Graceful Degradation
LongTracer is a fully optional dependency. The system handles all failure scenarios gracefully:
| Scenario | Behavior |
|---|---|
enable_tracer=False (default) |
Zero longtracer imports — zero overhead |
enable_tracer=True + longtracer not installed |
Prints a warning, continues normally |
enable_tracer=True + runtime error in tracer |
Catches exception, logs warning, continues |
| Tracer crash mid-response | try/except in finally blocks ensures response is still returned |
Trace Storage
Traces are stored in a separate MongoDB database called longtracer (not longtrainer_db). LongTracer automatically sets the MONGODB_URI environment variable from your mongo_endpoint.

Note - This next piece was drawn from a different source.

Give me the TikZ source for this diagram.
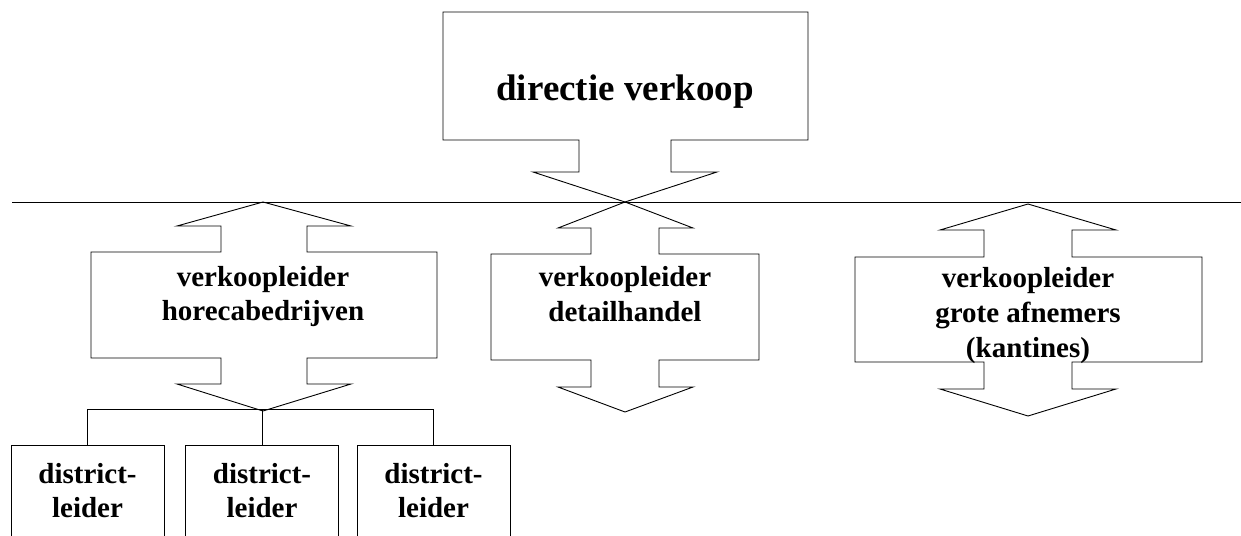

You can query traces directly:
from pymongo import MongoClient
client = MongoClient("mongodb://localhost:27017/")
db = client["longtracer"]
# Find all traces for a specific bot
traces = db.runs.find({"inputs.bot_id": "bot-xxx"})
for trace in traces:
print(trace["inputs"]["chat_type"], trace["outputs"])
Architecture Notes
- Single Project: All traces go to the LongTracer "default" project. Bot and chat identification is done via metadata fields (
bot_id,chat_id,chat_type) on each trace. - Singleton Init:
LongTracer.init()is called exactly once atLongTrainer.__init__()time. Subsequent calls are no-ops. - Private API Usage: The integration uses
tracer._safe_update_run()(a private method) to inject metadata into agent traces. This is wrapped intry/exceptto prevent crashes if the internal API changes.